**AIM**. Without the pictures, write out all the lines below exactly as they appear.

------------------------------------------------------------

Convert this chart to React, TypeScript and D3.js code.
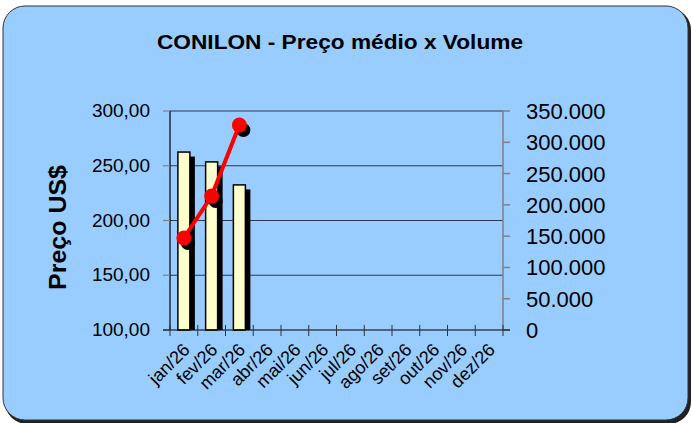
import React from "react";
import * as d3 from "d3";

const months = ["jan/26", "fev/26", "mar/26", "abr/26", "mai/26", "jun/26", "jul/26", "ago/26", "set/26", "out/26", "nov/26", "dez/26"];
const precos = [262.5, 253.5, 232.5];
const volumes = [147000, 214000, 327500];
const precoTicks = [100, 150, 200, 250, 300];
const volumeTicks = [0, 50000, 100000, 150000, 200000, 250000, 300000, 350000];

const W = 691;
const H = 423;
const plot = { left: 170, right: 503, top: 111, bottom: 330 };
const font = "'Liberation Sans', Arial, sans-serif";

const fmtPreco = (v: number) => d3.format(".2f")(v).replace(".", ",");
const fmtVol = (v: number) => d3.format(",")(v).replace(/,/g, ".");

export default function App() {
  const x = d3.scaleBand().domain(months).range([plot.left, plot.right]).paddingInner(0).paddingOuter(0);
  const yP = d3.scaleLinear().domain([100, 300]).range([plot.bottom, plot.top]);
  const yV = d3.scaleLinear().domain([0, 350000]).range([plot.bottom, plot.top]);
  const cx = (i: number) => (x(months[i]) as number) + x.bandwidth() / 2;
  const barW = 12;
  const sh = { dx: 5, dy: 4.5 };

  const linePts: [number, number][] = volumes.map((v, i) => [cx(i), yV(v)]);
  const line = d3.line();

  return (
    <svg width={W} height={H} style={{ position: "fixed", left: 0, top: 0, background: "#fff" }} fontFamily={font}>
      <rect x={5} y={8} width={686} height={416} rx={22} fill="#222" />
      <rect x={3} y={6} width={685} height={414} rx={22} fill="#99CCFF" stroke="#333" strokeWidth={1} />

      <text x={340} y={49} textAnchor="middle" fontSize={21} fontWeight="bold" fill="#000" textLength={366} lengthAdjust="spacingAndGlyphs">
        CONILON - Preço médio x Volume
      </text>

      {/* gridlines */}
      {precoTicks.slice(1).map(t => (
        <line key={t} x1={plot.left} x2={plot.right} y1={yP(t)} y2={yP(t)} stroke="#2b3a4a" strokeWidth={1} />
      ))}

      {/* price bars with shadow */}
      {precos.map((p, i) => (
        <g key={i}>
          <rect x={cx(i) - barW / 2 + sh.dx} y={yP(p) + sh.dy} width={barW} height={plot.bottom - yP(p) - sh.dy} fill="#000" />
          <rect x={cx(i) - barW / 2} y={yP(p)} width={barW} height={plot.bottom - yP(p)} fill="#FFFFCC" stroke="#000" strokeWidth={1.5} />
        </g>
      ))}

      {/* left axis */}
      <line x1={plot.left} x2={plot.left} y1={plot.top} y2={plot.bottom} stroke="#000" strokeWidth={1.2} />
      {precoTicks.map(t => (
        <g key={t}>
          <line x1={plot.left - 7} x2={plot.left} y1={yP(t)} y2={yP(t)} stroke="#808080" strokeWidth={1.2} />
          <text x={150} y={yP(t) + 6} textAnchor="end" fontSize={19} fill="#000">{fmtPreco(t)}</text>
        </g>
      ))}
      <text transform={`translate(66, ${(plot.top + plot.bottom) / 2 + 7}) rotate(-90)`} textAnchor="middle" fontSize={23} fontWeight="bold" fill="#000" textLength={125} lengthAdjust="spacingAndGlyphs">
        Preço US$
      </text>

      {/* right axis */}
      <line x1={plot.right} x2={plot.right} y1={plot.top} y2={plot.bottom} stroke="#808080" strokeWidth={1.5} />
      {volumeTicks.map(t => (
        <g key={t}>
          <line x1={plot.right} x2={plot.right + 7} y1={yV(t)} y2={yV(t)} stroke="#808080" strokeWidth={1.5} />
          <text x={526} y={yV(t) + 8} textAnchor="start" fontSize={22} fill="#000">{fmtVol(t)}</text>
        </g>
      ))}

      {/* x axis */}
      <line x1={plot.left - 7} x2={plot.right + 7} y1={plot.bottom} y2={plot.bottom} stroke="#000" strokeWidth={1.2} />
      {d3.range(months.length + 1).map(i => {
        const xx = plot.left + i * x.bandwidth();
        return <line key={i} x1={xx} x2={xx} y1={plot.bottom - 5} y2={plot.bottom + 6} stroke="#333" strokeWidth={1} />;
      })}
      {months.map((m, i) => (
        <text key={m} transform={`translate(${cx(i) - 2}, ${plot.bottom + 12}) rotate(-45)`} textAnchor="end" dy="0.7em" fontSize={18} fill="#000">
          {m}
        </text>
      ))}

      {/* volume line */}
      {linePts.map(([a, b], i) => <circle key={"s" + i} cx={a + 4} cy={b + 5} r={7} fill="#000" />)}
      <path d={line(linePts) as string} fill="none" stroke="#FF0000" strokeWidth={4} />
      {linePts.map(([a, b], i) => <circle key={"c" + i} cx={a} cy={b} r={7.5} fill="#FF0000" />)}
    </svg>
  );
}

------------------------------------------------------------

**EXPECTED ANSWER**.
Convert this chart to React, TypeScript and D3.js code.
import React from "react";
import * as d3 from "d3";

const months = ["jan/26", "fev/26", "mar/26", "abr/26", "mai/26", "jun/26", "jul/26", "ago/26", "set/26", "out/26", "nov/26", "dez/26"];
const precos = [262.5, 253.5, 232.5];
const volumes = [147000, 214000, 327500];
const precoTicks = [100, 150, 200, 250, 300];
const volumeTicks = [0, 50000, 100000, 150000, 200000, 250000, 300000, 350000];

const W = 691;
const H = 423;
const plot = { left: 170, right: 503, top: 111, bottom: 330 };
const font = "'Liberation Sans', Arial, sans-serif";

const fmtPreco = (v: number) => d3.format(".2f")(v).replace(".", ",");
const fmtVol = (v: number) => d3.format(",")(v).replace(/,/g, ".");

export default function App() {
  const x = d3.scaleBand().domain(months).range([plot.left, plot.right]).paddingInner(0).paddingOuter(0);
  const yP = d3.scaleLinear().domain([100, 300]).range([plot.bottom, plot.top]);
  const yV = d3.scaleLinear().domain([0, 350000]).range([plot.bottom, plot.top]);
  const cx = (i: number) => (x(months[i]) as number) + x.bandwidth() / 2;
  const barW = 12;
  const sh = { dx: 5, dy: 4.5 };

  const linePts: [number, number][] = volumes.map((v, i) => [cx(i), yV(v)]);
  const line = d3.line();

  return (
    <svg width={W} height={H} style={{ position: "fixed", left: 0, top: 0, background: "#fff" }} fontFamily={font}>
      <rect x={5} y={8} width={686} height={416} rx={22} fill="#222" />
      <rect x={3} y={6} width={685} height={414} rx={22} fill="#99CCFF" stroke="#333" strokeWidth={1} />

      <text x={340} y={49} textAnchor="middle" fontSize={21} fontWeight="bold" fill="#000" textLength={366} lengthAdjust="spacingAndGlyphs">
        CONILON - Preço médio x Volume
      </text>

      {/* gridlines */}
      {precoTicks.slice(1).map(t => (
        <line key={t} x1={plot.left} x2={plot.right} y1={yP(t)} y2={yP(t)} stroke="#2b3a4a" strokeWidth={1} />
      ))}

      {/* price bars with shadow */}
      {precos.map((p, i) => (
        <g key={i}>
          <rect x={cx(i) - barW / 2 + sh.dx} y={yP(p) + sh.dy} width={barW} height={plot.bottom - yP(p) - sh.dy} fill="#000" />
          <rect x={cx(i) - barW / 2} y={yP(p)} width={barW} height={plot.bottom - yP(p)} fill="#FFFFCC" stroke="#000" strokeWidth={1.5} />
        </g>
      ))}

      {/* left axis */}
      <line x1={plot.left} x2={plot.left} y1={plot.top} y2={plot.bottom} stroke="#000" strokeWidth={1.2} />
      {precoTicks.map(t => (
        <g key={t}>
          <line x1={plot.left - 7} x2={plot.left} y1={yP(t)} y2={yP(t)} stroke="#808080" strokeWidth={1.2} />
          <text x={150} y={yP(t) + 6} textAnchor="end" fontSize={19} fill="#000">{fmtPreco(t)}</text>
        </g>
      ))}
      <text transform={`translate(66, ${(plot.top + plot.bottom) / 2 + 7}) rotate(-90)`} textAnchor="middle" fontSize={23} fontWeight="bold" fill="#000" textLength={125} lengthAdjust="spacingAndGlyphs">
        Preço US$
      </text>

      {/* right axis */}
      <line x1={plot.right} x2={plot.right} y1={plot.top} y2={plot.bottom} stroke="#808080" strokeWidth={1.5} />
      {volumeTicks.map(t => (
        <g key={t}>
          <line x1={plot.right} x2={plot.right + 7} y1={yV(t)} y2={yV(t)} stroke="#808080" strokeWidth={1.5} />
          <text x={526} y={yV(t) + 8} textAnchor="start" fontSize={22} fill="#000">{fmtVol(t)}</text>
        </g>
      ))}

      {/* x axis */}
      <line x1={plot.left - 7} x2={plot.right + 7} y1={plot.bottom} y2={plot.bottom} stroke="#000" strokeWidth={1.2} />
      {d3.range(months.length + 1).map(i => {
        const xx = plot.left + i * x.bandwidth();
        return <line key={i} x1={xx} x2={xx} y1={plot.bottom - 5} y2={plot.bottom + 6} stroke="#333" strokeWidth={1} />;
      })}
      {months.map((m, i) => (
        <text key={m} transform={`translate(${cx(i) - 2}, ${plot.bottom + 12}) rotate(-45)`} textAnchor="end" dy="0.7em" fontSize={18} fill="#000">
          {m}
        </text>
      ))}

      {/* volume line */}
      {linePts.map(([a, b], i) => <circle key={"s" + i} cx={a + 4} cy={b + 5} r={7} fill="#000" />)}
      <path d={line(linePts) as string} fill="none" stroke="#FF0000" strokeWidth={4} />
      {linePts.map(([a, b], i) => <circle key={"c" + i} cx={a} cy={b} r={7.5} fill="#FF0000" />)}
    </svg>
  );
}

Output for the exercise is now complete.